The advance failed to impress many observers because it was concentrated in a relatively small number of stocks and came on light volume.

Nevertheless, some brokers remained hopeful that the market might perk up again after the long Fourth of July weekend that begins at today's close, especially when large numbers of companies begin reporting their second-quarter earnings.

Santa Fe Southern Pacific rose 2 to 52 and led the NYSE active list on turnover of more than 3.4 million shares. On Tuesday, the Interstate Commerce Commission voted for a second time to reject the proposed merger of the Southern Pacific and Atchison, Topeka & Santa Fe railroads.
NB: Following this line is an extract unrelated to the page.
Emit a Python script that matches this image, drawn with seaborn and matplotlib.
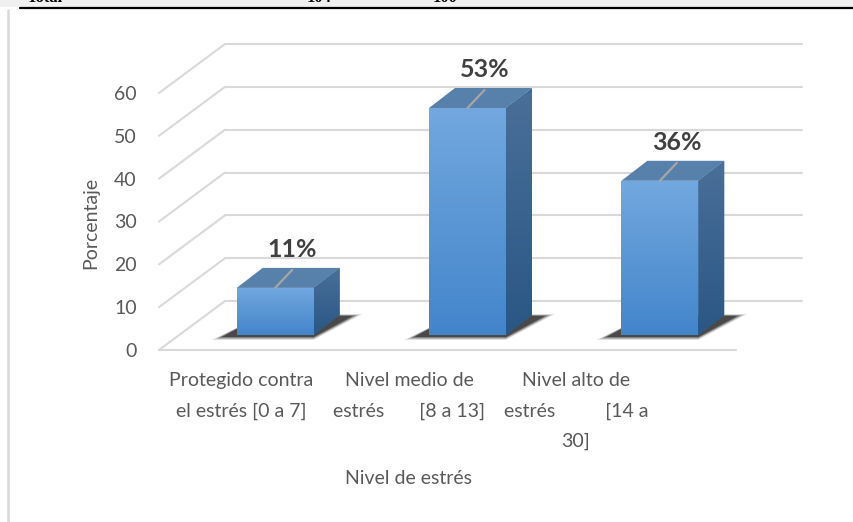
import numpy as np
import pandas as pd
import matplotlib
matplotlib.use("Agg")
import matplotlib.pyplot as plt
import seaborn as sns
from matplotlib.transforms import ScaledTranslation
from matplotlib.patches import Polygon, Rectangle
from matplotlib.lines import Line2D
from matplotlib.colors import to_rgb

# ---------------- data ----------------
categories = ["Protegido contra el estrés [0 a 7]",
              "Nivel medio de estrés [8 a 13]",
              "Nivel alto de estrés [14 a 30]"]
tick_labels = ["Protegido contra\nel estrés [0 a 7]",
               "Nivel medio de\nestrés       [8 a 13]",
               "Nivel alto de\nestrés          [14 a\n30]"]
values = [11, 53, 36]
value_labels = ["11%", "53%", "36%"]
y_ticks = [0, 10, 20, 30, 40, 50, 60]
top_row = ["Total", "104", "100"]

# ---------------- style ----------------
sns.set_theme(style="white")
FONT = ["Lato", "DejaVu Sans"]
plt.rcParams["font.family"] = FONT
TXT = "#595959"
GRID = "#d9d9d9"

W, H, DPI = 854, 522, 100
fig = plt.figure(figsize=(W / DPI, H / DPI), dpi=DPI, facecolor="white")

def fx(x):
    return x / W

def fy(y):
    return 1 - y / H

# front plane of the 3D box
left_px, right_px, bot_px, top_px = 159, 736, 350, 93
ax = fig.add_axes([fx(left_px), fy(bot_px), (right_px - left_px) / W, (bot_px - top_px) / H])
ax.set_facecolor("none")

df = pd.DataFrame({"cat": categories, "val": values})
sns.barplot(data=df, x="cat", y="val", width=0.4, color="#5b9bd5", ax=ax,
            saturation=1, zorder=5)

ax.set_xlim(-0.5, 2.5)
ax.set_ylim(0, 60)
for s in ax.spines.values():
    s.set_visible(False)
ax.set_xticks([])
ax.set_xlabel("")
ax.set_ylabel("")
ax.set_yticks(y_ticks)
ax.set_yticklabels([str(t) for t in y_ticks])
ax.tick_params(axis="y", length=0, pad=16, labelsize=14, labelcolor=TXT)
for lbl in ax.get_yticklabels():
    lbl.set_fontfamily(FONT)

# unit conversions (data per pixel)
xpp = 3.0 / (right_px - left_px)
ypp = 60.0 / (bot_px - top_px)

def off(dx, dy):
    """data transform shifted by dx (right) and dy (up) pixels"""
    return ax.transData + ScaledTranslation(dx / DPI, dy / DPI, fig.dpi_scale_trans)

# full depth of the box (back wall)
DX, DY = 66 * xpp, 49 * ypp
# bar plane offset and bar depth (pixels)
BPX, BPY = 20, 15
BDX, BDY = 26 * xpp, 20 * ypp

# grid: back wall horizontals, left wall diagonals, front floor edge
for t in y_ticks:
    ax.add_line(Line2D([-0.5 + DX, 2.5 + DX], [t + DY, t + DY], color=GRID, lw=1.5,
                       clip_on=False, zorder=1))
    ax.add_line(Line2D([-0.5, -0.5 + DX], [t, t + DY], color=GRID, lw=1.5,
                       clip_on=False, zorder=1))
ax.add_line(Line2D([-0.5, 2.5], [0, 0], color=GRID, lw=1.5, clip_on=False, zorder=1))

def vgrad(c_top, c_bot, n=64):
    a, b = np.array(to_rgb(c_top)), np.array(to_rgb(c_bot))
    t = np.linspace(0, 1, n)[:, None]
    return (a * (1 - t) + b * t)[:, None, :]

tr_bar = off(BPX, BPY)
patches = list(ax.patches)
for p in patches:
    x0, w, h = p.get_x(), p.get_width(), p.get_height()
    x1 = x0 + w
    p.set_transform(tr_bar)
    p.set_edgecolor("none")
    # shadow (layered for soft edges)
    for k, a in enumerate([0.10, 0.15, 0.22, 0.30, 0.45]):
        g = (4 - k) * 2.5
        sh = Polygon([(x0 - (15 + g) * xpp, -(2 + g * 0.3) * ypp), (x1, -(2 + g * 0.3) * ypp),
                      (x1 + BDX + (13 + g) * xpp, BDY - (1 - g * 0.2) * ypp),
                      (x0 + BDX, BDY)],
                     closed=True, facecolor="#151515", edgecolor="none", alpha=a,
                     transform=tr_bar, zorder=3, clip_on=False)
        ax.add_patch(sh)
    # front face gradient
    im = ax.imshow(vgrad("#72a8df", "#4385cb"), extent=[x0, x1, 0, h], aspect="auto",
                   transform=tr_bar, zorder=6, interpolation="bilinear")
    im.set_clip_path(p)
    # side face
    side = Polygon([(x1, 0), (x1, h), (x1 + BDX, h + BDY), (x1 + BDX, BDY)], closed=True,
                   transform=tr_bar, facecolor="#3a6795", edgecolor="none", zorder=5,
                   clip_on=False)
    ax.add_patch(side)
    im2 = ax.imshow(vgrad("#4a6f99", "#2a5785"), extent=[x1, x1 + BDX, 0, h + BDY],
                    aspect="auto", transform=tr_bar, zorder=6, interpolation="bilinear")
    im2.set_clip_path(side)
    # top face
    top = Polygon([(x0, h), (x1, h), (x1 + BDX, h + BDY), (x0 + BDX, h + BDY)], closed=True,
                  transform=tr_bar, facecolor="#5780aa", edgecolor="none", zorder=6,
                  clip_on=False)
    ax.add_patch(top)

ax.set_xlim(-0.5, 2.5)
ax.set_ylim(0, 60)

# data labels with leader lines
for p, v, lab in zip(patches, values, value_labels):
    cx = p.get_x() + p.get_width() / 2
    ax.add_line(Line2D([cx + BPX * xpp, cx + 37 * xpp], [v + BPY * ypp, v + 33 * ypp],
                       color="#a6a6a6", lw=1.6, zorder=8, clip_on=False))
    ax.text(cx, v, lab, transform=off(37, 46), ha="center", va="baseline",
            fontsize=18, fontweight="bold", color="#404040", zorder=9, clip_on=False)

# category labels
label_x = [241, 409, 576]
for lx, lab in zip(label_x, tick_labels):
    fig.text(fx(lx), fy(372), lab, ha="center", va="top", fontsize=14, color=TXT,
             linespacing=1.95, multialignment="center")

fig.text(fx(409), fy(478), "Nivel de estrés", ha="center", va="center", fontsize=14,
         color=TXT)
fig.text(fx(91), fy(223), "Porcentaje", ha="center", va="center", rotation=90,
         fontsize=14, color=TXT)

# page context: table bottom row cut off above the chart, frame border
fig.add_artist(Rectangle((0, fy(7)), 1, 1 - fy(7), transform=fig.transFigure,
                         facecolor="#f0f0f0", edgecolor="none", zorder=0))
fig.add_artist(Line2D([fx(20), 1], [fy(8), fy(8)], transform=fig.transFigure,
                      color="black", lw=1.6))
fig.add_artist(Line2D([fx(8), fx(8)], [fy(10), 0], transform=fig.transFigure,
                      color="#d9d9d9", lw=1.8))
for tx, t in zip([27, 307, 433], top_row):
    fig.text(fx(tx), fy(1.5), t, ha="left", va="baseline", fontsize=12,
             fontweight="bold", family=["Liberation Serif", "DejaVu Serif"], color="black")

fig.savefig("out.png", dpi=DPI, facecolor="white")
Reichhold Chemicals climbed 2 3/8 to 63 1/8. The company rejected a previously announced $52.50-a-share takeover offer from Dainippon Ink & Chemicals of Japan, describing the bid as inadequate.

Among blue-chip industrials, International Business Machines gained 1 1/2 to 164 and American Telephone & Telegraph added 3/4 to 28 3/8. General Electric dropped 3/8 to 54.

Unitrode fell 1 1/8 to 12 3/4. The company said it would have a substantial operating loss for the quarter ended Aug. 1 because of a suspension of shipments of some products after an audit by a Defense Department agency.

Bond Prices Climb

In the bond market, meanwhile, prices rose in quiet trading as investors awaited the release of June unemployment figures.

The Treasury's closely watched 30-year issue rose 9/32 point, or more than $2.50 for each $1,000 of face value, while its yield dipped to 8.47% from 8.50% on Tuesday.

"People are a bit hesitant to make a commitment before the unemployment figures tomorrow," said Harold Nathan, senior financial economist with Wells Fargo & Co. in San Francisco.

With the dollar stable in recent days, the credit markets have shifted their focus back to economic statistics, Nathan said, but with no major news to influence investors, bond prices have traded within a narrow range.

In the secondary market for Treasury bonds, prices of short-term governments rose 3/32 point, intermediate maturities were 1/16 point to 5/32 point higher and 20-year issues were unchanged.

Among tax-exempt municipal bonds, general obligations were unchanged in quiet trading and revenue bonds rose 3/8 point.

Yields on three-month Treasury bills were down 7 basis points to 5.63%. Six-month bills fell 9 basis points to 5.78% and one-year bills were off 7 basis points at 6.20%.

The federal funds rate, the interest on overnight loans between banks, traded at 6.875%, up from 6.25% on Tuesday.